Type out the data exactly as given. Skip any image.
== Given material
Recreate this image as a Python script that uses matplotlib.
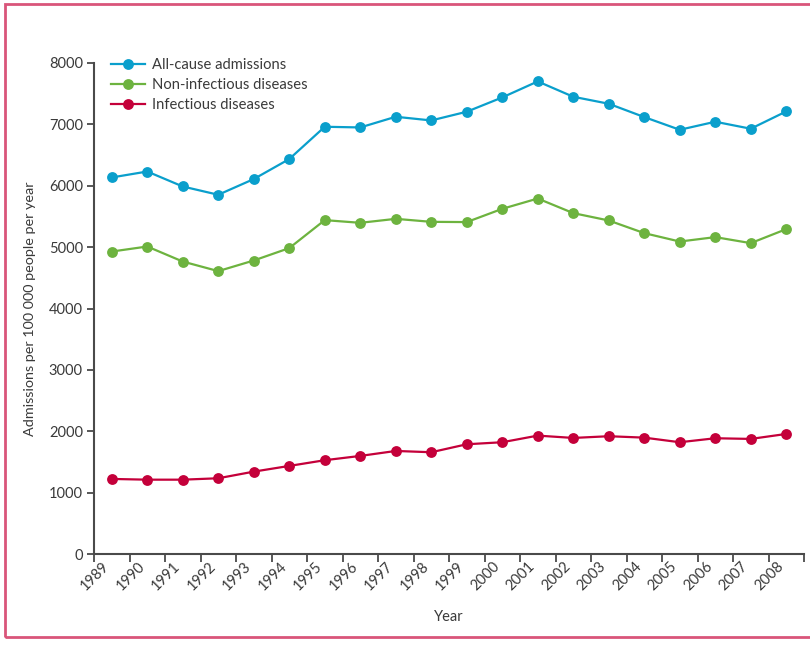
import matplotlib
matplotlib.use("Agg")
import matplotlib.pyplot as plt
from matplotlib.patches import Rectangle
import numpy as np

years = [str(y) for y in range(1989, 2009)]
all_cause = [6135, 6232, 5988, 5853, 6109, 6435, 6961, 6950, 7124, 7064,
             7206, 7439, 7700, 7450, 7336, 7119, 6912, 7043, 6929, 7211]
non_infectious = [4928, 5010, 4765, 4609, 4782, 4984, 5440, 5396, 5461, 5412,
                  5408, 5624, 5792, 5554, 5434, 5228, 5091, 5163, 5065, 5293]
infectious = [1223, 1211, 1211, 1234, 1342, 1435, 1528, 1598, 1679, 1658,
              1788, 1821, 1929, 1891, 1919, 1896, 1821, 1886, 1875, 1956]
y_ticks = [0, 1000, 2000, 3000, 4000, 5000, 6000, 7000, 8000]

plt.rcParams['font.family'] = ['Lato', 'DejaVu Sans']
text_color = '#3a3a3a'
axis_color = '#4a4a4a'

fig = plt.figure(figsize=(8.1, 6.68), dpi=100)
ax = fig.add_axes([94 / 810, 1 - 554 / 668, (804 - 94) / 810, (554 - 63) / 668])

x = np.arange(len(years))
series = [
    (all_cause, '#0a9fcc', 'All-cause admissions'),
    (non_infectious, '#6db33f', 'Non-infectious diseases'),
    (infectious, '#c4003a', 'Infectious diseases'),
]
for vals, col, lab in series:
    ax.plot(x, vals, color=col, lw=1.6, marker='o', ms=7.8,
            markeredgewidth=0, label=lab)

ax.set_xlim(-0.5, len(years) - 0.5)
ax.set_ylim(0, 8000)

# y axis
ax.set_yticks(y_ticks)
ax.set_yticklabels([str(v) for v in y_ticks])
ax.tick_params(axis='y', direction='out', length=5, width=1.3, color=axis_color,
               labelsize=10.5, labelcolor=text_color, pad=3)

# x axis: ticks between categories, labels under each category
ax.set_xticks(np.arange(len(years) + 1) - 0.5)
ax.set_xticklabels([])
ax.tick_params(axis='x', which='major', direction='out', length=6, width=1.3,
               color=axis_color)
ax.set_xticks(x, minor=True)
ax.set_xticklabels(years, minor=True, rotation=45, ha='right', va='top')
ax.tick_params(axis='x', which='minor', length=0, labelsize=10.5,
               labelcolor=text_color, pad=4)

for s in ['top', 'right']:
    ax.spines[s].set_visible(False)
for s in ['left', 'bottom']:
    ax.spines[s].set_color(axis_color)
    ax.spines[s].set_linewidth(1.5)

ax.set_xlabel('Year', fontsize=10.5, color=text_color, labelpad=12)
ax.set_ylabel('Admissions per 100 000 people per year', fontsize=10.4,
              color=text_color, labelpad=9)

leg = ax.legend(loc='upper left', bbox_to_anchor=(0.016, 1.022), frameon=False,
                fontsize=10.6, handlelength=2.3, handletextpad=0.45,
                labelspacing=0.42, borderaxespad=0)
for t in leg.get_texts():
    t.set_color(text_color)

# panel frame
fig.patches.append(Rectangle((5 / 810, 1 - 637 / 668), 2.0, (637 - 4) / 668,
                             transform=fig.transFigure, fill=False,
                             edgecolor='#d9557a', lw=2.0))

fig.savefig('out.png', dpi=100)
====
[Answer for the task]
Recreate this image as a Python script that uses matplotlib.
import matplotlib
matplotlib.use("Agg")
import matplotlib.pyplot as plt
from matplotlib.patches import Rectangle
import numpy as np

years = [str(y) for y in range(1989, 2009)]
all_cause = [6135, 6232, 5988, 5853, 6109, 6435, 6961, 6950, 7124, 7064,
             7206, 7439, 7700, 7450, 7336, 7119, 6912, 7043, 6929, 7211]
non_infectious = [4928, 5010, 4765, 4609, 4782, 4984, 5440, 5396, 5461, 5412,
                  5408, 5624, 5792, 5554, 5434, 5228, 5091, 5163, 5065, 5293]
infectious = [1223, 1211, 1211, 1234, 1342, 1435, 1528, 1598, 1679, 1658,
              1788, 1821, 1929, 1891, 1919, 1896, 1821, 1886, 1875, 1956]
y_ticks = [0, 1000, 2000, 3000, 4000, 5000, 6000, 7000, 8000]

plt.rcParams['font.family'] = ['Lato', 'DejaVu Sans']
text_color = '#3a3a3a'
axis_color = '#4a4a4a'

fig = plt.figure(figsize=(8.1, 6.68), dpi=100)
ax = fig.add_axes([94 / 810, 1 - 554 / 668, (804 - 94) / 810, (554 - 63) / 668])

x = np.arange(len(years))
series = [
    (all_cause, '#0a9fcc', 'All-cause admissions'),
    (non_infectious, '#6db33f', 'Non-infectious diseases'),
    (infectious, '#c4003a', 'Infectious diseases'),
]
for vals, col, lab in series:
    ax.plot(x, vals, color=col, lw=1.6, marker='o', ms=7.8,
            markeredgewidth=0, label=lab)

ax.set_xlim(-0.5, len(years) - 0.5)
ax.set_ylim(0, 8000)

# y axis
ax.set_yticks(y_ticks)
ax.set_yticklabels([str(v) for v in y_ticks])
ax.tick_params(axis='y', direction='out', length=5, width=1.3, color=axis_color,
               labelsize=10.5, labelcolor=text_color, pad=3)

# x axis: ticks between categories, labels under each category
ax.set_xticks(np.arange(len(years) + 1) - 0.5)
ax.set_xticklabels([])
ax.tick_params(axis='x', which='major', direction='out', length=6, width=1.3,
               color=axis_color)
ax.set_xticks(x, minor=True)
ax.set_xticklabels(years, minor=True, rotation=45, ha='right', va='top')
ax.tick_params(axis='x', which='minor', length=0, labelsize=10.5,
               labelcolor=text_color, pad=4)

for s in ['top', 'right']:
    ax.spines[s].set_visible(False)
for s in ['left', 'bottom']:
    ax.spines[s].set_color(axis_color)
    ax.spines[s].set_linewidth(1.5)

ax.set_xlabel('Year', fontsize=10.5, color=text_color, labelpad=12)
ax.set_ylabel('Admissions per 100 000 people per year', fontsize=10.4,
              color=text_color, labelpad=9)

leg = ax.legend(loc='upper left', bbox_to_anchor=(0.016, 1.022), frameon=False,
                fontsize=10.6, handlelength=2.3, handletextpad=0.45,
                labelspacing=0.42, borderaxespad=0)
for t in leg.get_texts():
    t.set_color(text_color)

# panel frame
fig.patches.append(Rectangle((5 / 810, 1 - 637 / 668), 2.0, (637 - 4) / 668,
                             transform=fig.transFigure, fill=False,
                             edgecolor='#d9557a', lw=2.0))

fig.savefig('out.png', dpi=100)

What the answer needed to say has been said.